Similarly, longer module descriptions have higher chances of being identified as relevant to an SDG simply because they tend to use a wider vocabulary. Figures 1 and 2 (page 9–10 of the report) show the numbers of SDG-related modules by UCL faculty and by SDG.
SDGs-related research activity at UCL
This year, to broaden our search for SDGs-related research, we mapped UCL research activity related to each SDG by combining the publications found in Elsevier’s Scopus database (using keyword searches) and in Clarivate’s Web of Science database (as categorised by their InCites tool); last year we only used Scopus. Elsevier also improved the accuracy of their keyword searches this year.
To be included, a paper had to be present in the Scopus or Web of Science databases, with any duplicates removed from the total. We then attributed each paper to UCL faculties by matching to UCL’s internal publications database by DOIs.
A paper was counted once per faculty (even if it had multiple authors within a faculty), but could be counted in more than one faculty if it has co-authors in multiple faculties. It could be counted in more than one SDG if it is given multiple SDG classifications by Scopus and InCites. Figures 3 and 5 (pages 12 and 16 of the report) show the number of SDGs-related publications by UCL faculty and by SDG.
SDGs-related research impact case studies
For the first time, we also used OSDG to classify the impact case studies we submitted to the UK Research Assessment Framework (REF), see Figure 4 (page 15 of the report).
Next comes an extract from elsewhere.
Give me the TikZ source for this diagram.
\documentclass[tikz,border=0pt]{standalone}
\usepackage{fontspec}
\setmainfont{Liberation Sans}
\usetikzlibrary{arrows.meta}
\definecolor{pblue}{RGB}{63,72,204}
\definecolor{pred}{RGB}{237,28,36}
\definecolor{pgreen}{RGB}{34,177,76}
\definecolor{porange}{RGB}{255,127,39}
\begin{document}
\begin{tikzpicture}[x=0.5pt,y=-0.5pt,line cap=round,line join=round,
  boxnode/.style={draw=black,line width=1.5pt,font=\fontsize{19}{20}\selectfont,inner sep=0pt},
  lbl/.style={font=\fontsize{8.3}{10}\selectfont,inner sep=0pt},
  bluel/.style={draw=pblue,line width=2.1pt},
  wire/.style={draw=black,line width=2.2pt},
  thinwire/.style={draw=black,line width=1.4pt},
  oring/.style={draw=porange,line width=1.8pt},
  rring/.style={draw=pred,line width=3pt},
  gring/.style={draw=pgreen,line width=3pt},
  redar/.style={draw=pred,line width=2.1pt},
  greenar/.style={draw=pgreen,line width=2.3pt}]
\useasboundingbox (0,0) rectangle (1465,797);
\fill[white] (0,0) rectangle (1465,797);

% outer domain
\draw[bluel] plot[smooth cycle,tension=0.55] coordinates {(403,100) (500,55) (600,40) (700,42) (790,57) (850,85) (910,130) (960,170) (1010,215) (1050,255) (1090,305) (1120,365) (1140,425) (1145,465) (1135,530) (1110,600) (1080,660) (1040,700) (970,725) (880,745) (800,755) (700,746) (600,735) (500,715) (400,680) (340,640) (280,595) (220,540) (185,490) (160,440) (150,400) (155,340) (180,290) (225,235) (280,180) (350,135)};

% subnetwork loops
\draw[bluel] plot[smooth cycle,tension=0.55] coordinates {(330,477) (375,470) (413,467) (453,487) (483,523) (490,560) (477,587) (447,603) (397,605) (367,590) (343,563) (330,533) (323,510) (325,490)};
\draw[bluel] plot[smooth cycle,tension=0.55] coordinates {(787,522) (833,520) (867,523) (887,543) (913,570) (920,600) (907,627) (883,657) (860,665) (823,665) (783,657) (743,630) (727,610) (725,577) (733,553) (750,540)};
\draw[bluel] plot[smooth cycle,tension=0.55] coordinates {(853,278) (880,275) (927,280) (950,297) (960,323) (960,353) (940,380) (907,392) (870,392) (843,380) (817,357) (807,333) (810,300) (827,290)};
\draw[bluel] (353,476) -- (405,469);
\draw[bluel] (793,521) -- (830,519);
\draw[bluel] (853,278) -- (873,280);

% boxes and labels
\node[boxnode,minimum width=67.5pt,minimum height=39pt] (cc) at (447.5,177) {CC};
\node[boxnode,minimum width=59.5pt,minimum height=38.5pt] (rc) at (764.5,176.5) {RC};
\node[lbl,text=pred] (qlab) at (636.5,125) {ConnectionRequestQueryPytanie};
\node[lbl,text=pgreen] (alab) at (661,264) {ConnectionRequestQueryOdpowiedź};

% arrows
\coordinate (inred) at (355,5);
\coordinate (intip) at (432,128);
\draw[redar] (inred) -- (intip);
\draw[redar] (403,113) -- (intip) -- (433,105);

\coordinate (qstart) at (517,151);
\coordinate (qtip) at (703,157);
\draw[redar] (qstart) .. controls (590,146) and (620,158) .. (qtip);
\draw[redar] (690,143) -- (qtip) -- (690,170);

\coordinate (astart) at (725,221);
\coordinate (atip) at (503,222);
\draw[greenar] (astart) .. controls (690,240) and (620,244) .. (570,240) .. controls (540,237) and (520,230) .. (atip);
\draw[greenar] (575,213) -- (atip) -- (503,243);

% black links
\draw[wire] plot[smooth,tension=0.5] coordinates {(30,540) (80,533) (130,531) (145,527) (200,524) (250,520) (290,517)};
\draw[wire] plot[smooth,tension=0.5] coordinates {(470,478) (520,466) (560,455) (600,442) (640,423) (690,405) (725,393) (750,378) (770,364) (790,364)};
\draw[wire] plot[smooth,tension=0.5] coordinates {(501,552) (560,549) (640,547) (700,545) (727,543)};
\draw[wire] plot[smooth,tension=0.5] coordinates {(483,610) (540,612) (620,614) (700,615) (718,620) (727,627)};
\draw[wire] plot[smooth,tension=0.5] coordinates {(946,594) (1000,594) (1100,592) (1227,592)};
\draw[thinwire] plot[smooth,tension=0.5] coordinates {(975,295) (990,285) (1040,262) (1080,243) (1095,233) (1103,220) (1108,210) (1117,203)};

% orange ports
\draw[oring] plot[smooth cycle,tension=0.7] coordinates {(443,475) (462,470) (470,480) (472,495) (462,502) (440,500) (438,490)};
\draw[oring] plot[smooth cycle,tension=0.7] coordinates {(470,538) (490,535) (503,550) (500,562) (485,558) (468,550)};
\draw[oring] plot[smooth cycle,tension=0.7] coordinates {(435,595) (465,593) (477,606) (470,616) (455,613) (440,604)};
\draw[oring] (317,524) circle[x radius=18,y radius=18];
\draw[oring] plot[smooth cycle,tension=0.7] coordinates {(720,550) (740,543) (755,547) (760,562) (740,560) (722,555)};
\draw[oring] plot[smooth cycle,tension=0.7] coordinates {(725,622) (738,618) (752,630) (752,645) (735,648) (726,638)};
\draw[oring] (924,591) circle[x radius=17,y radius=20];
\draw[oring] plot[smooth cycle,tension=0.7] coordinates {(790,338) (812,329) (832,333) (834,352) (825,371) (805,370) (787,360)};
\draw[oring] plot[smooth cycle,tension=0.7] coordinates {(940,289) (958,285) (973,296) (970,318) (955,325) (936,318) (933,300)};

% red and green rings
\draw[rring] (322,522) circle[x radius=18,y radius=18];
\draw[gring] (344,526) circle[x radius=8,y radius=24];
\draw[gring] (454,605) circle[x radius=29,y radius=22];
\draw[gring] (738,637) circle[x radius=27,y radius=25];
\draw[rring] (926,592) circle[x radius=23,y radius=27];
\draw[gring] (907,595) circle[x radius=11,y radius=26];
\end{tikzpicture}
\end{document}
Top 10% most cited and international research collaborations
The lists of publications for each SDG (combined from the Scopus and Web of Science databases) were imported as custom datasets into InCites for citation and collaboration analyses.
The percentage of UCL publications in the top 10% most cited for all research of similar papers was calculated by comparing citations with ‘similar papers’, referring to similar Web of Science subject categories, years, and document types (e.g. articles and reviews).
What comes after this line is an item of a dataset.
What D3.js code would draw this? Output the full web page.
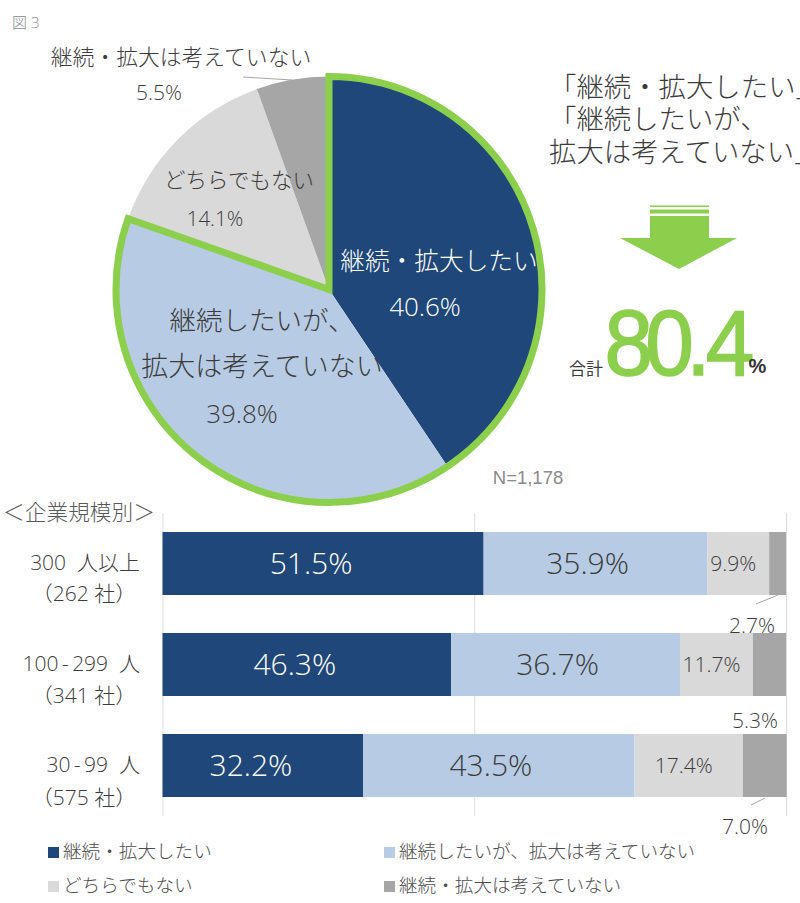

International research collaborations were measured by the percentage of publications with at least one co-author from a country outside the UK.
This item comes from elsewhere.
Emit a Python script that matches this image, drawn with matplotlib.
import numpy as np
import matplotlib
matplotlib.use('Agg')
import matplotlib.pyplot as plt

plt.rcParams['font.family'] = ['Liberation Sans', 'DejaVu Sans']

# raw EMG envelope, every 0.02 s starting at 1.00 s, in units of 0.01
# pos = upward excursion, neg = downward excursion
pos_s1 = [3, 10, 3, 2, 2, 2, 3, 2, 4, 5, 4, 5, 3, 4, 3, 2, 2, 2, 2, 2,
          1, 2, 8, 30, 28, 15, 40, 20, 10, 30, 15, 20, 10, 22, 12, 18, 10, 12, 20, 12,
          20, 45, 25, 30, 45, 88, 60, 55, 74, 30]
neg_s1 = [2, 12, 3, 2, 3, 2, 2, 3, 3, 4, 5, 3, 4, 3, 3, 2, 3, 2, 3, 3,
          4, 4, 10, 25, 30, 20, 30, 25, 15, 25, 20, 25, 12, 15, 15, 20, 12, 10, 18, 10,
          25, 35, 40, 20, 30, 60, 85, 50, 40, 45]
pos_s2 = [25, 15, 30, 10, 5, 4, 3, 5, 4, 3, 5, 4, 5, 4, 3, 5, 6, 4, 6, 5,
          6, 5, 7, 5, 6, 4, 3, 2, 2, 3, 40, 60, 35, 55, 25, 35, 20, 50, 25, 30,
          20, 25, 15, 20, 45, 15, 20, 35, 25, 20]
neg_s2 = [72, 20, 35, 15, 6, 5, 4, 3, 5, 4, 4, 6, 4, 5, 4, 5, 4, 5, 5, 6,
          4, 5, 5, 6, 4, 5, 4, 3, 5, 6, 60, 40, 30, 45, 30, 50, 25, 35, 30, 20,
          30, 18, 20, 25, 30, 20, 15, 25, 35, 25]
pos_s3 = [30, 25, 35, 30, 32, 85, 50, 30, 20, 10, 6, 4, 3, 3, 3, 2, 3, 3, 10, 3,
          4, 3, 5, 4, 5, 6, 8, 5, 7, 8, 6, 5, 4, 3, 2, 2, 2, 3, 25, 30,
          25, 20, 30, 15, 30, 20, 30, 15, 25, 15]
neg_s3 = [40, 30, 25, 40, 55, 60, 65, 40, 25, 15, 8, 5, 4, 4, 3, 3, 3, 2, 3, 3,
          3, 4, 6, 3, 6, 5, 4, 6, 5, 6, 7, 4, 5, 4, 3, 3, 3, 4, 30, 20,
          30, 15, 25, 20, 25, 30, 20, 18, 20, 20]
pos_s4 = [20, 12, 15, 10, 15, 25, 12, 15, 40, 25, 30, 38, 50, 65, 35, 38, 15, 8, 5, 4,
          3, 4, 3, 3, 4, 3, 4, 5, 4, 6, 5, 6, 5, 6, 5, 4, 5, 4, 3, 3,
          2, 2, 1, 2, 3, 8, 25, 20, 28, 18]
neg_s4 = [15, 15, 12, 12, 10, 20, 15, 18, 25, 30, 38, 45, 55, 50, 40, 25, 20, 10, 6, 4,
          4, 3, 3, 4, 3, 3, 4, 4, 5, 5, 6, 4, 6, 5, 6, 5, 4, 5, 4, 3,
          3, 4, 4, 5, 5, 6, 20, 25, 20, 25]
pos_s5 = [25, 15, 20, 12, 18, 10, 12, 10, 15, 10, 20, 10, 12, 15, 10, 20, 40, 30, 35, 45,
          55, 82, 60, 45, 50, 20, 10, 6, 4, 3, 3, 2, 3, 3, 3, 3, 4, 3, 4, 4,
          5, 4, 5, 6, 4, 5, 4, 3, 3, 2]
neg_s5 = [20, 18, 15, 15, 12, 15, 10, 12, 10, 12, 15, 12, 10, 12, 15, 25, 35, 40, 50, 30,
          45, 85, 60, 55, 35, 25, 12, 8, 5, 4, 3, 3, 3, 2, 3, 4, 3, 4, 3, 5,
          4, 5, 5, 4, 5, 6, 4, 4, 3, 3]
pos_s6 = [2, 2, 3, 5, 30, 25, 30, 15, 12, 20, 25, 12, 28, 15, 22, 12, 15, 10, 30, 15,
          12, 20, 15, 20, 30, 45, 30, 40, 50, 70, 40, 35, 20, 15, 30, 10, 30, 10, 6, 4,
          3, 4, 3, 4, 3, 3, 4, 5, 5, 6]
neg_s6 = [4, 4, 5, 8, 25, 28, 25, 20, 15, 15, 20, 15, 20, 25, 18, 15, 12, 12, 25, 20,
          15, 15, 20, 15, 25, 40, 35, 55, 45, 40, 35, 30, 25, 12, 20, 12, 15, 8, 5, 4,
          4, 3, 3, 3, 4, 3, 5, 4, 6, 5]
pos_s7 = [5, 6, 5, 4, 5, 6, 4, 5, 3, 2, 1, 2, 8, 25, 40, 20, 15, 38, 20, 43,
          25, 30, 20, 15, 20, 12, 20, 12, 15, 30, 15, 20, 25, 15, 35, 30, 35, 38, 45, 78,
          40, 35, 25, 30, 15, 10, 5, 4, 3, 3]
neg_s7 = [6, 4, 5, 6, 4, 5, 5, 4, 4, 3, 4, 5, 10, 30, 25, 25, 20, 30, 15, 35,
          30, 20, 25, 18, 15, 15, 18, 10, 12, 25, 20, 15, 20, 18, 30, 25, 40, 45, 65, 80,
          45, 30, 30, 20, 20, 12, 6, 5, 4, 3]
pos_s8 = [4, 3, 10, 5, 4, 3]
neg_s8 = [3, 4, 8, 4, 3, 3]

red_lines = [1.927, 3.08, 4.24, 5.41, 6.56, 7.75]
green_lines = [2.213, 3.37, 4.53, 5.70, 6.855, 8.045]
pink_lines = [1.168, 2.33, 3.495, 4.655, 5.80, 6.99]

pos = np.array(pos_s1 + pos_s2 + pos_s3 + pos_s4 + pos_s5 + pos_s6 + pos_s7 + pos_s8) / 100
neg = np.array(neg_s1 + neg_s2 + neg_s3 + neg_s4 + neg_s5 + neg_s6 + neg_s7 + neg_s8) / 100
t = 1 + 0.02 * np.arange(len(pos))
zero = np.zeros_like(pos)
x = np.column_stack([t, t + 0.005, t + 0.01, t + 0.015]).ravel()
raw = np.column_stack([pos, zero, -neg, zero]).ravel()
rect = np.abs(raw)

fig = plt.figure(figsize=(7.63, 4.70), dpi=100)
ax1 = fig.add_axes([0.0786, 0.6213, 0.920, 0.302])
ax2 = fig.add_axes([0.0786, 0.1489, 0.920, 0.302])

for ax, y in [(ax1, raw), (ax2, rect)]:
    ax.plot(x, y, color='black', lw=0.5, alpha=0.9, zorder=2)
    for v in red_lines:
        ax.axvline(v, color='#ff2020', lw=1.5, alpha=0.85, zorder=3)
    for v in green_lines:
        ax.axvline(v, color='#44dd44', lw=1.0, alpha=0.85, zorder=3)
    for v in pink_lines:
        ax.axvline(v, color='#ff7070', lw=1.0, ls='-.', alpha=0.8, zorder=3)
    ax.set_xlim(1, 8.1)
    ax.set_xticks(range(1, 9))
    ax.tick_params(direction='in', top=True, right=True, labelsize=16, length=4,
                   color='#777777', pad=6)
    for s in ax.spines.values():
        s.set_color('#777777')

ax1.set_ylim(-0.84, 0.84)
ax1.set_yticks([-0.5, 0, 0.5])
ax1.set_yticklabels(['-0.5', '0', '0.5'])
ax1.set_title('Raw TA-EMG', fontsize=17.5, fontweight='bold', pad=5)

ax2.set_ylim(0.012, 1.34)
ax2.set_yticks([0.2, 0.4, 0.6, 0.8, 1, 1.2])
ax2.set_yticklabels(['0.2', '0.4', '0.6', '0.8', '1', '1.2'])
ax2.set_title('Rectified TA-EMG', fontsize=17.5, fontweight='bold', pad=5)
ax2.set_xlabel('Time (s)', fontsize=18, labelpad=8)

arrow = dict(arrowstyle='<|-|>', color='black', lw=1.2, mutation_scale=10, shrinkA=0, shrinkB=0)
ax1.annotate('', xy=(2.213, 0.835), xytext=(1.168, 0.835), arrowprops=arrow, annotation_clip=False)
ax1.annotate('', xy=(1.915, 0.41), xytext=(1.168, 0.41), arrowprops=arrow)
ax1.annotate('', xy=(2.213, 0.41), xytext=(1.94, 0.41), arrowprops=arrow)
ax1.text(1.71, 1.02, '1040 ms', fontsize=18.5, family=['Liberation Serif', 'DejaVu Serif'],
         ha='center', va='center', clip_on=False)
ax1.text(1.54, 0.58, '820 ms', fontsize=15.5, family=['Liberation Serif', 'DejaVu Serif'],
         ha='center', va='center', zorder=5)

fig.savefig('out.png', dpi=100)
Policy citations were sourced from Overton, an index of policy documents, guidelines, think tank publications and working papers, which collects data from more than 1,000 sources worldwide.
Student extra-curricular activity addressing the SDGs
For the first time, we mapped how many of our students were engaged in activity outside of their course which was contributing to the SDGs. We surveyed student societies asking them to state which of the SDGs their activity was supporting. For those societies that didn’t respond, the UCL SDGs Initiative made that judgement on their behalf, based on information provided by the societies.
The Students’ Union UCL Volunteering Service did the same for the student-led volunteering projects. We used the number of students who were members of those societies and projects that were judged to be supporting an SDG as an indicator of the extent of student involvement in each Goal.
The figures rely on the subjective judgement of staff and students at UCL. The numbers also reflect particular a moment in the year, while membership numbers fluctuate during the academic year, and students may be members of more than one society or project. Figures 6 and 7 (pages 18–20 of the report) shows the numbers of students involved in addressing the SDGs through their student societies and volunteering projects.
External partnerships activity addressing the SDGs
For the first time, we also mapped the extent to which two types of external partnerships were supporting the SDGs. With UCL Innovation & Enterprise we measured how many of the student startups supported by the UCL Entrepreneurship Hub were addressing each of the SDGs (see Figure 8, page 29 of the report). Each startup was asked to identify which (if any) of the SDGs they thought they were addressing.
Similarly, working with the UCL Office of the Vice-President (Advancement), we measured solicited philanthropic income received by UCL in support of specific SDGs (see Figure 9, page 30 of the report). OVPA assigned each gift to one ‘lead’ SDG to avoid duplication and double counting.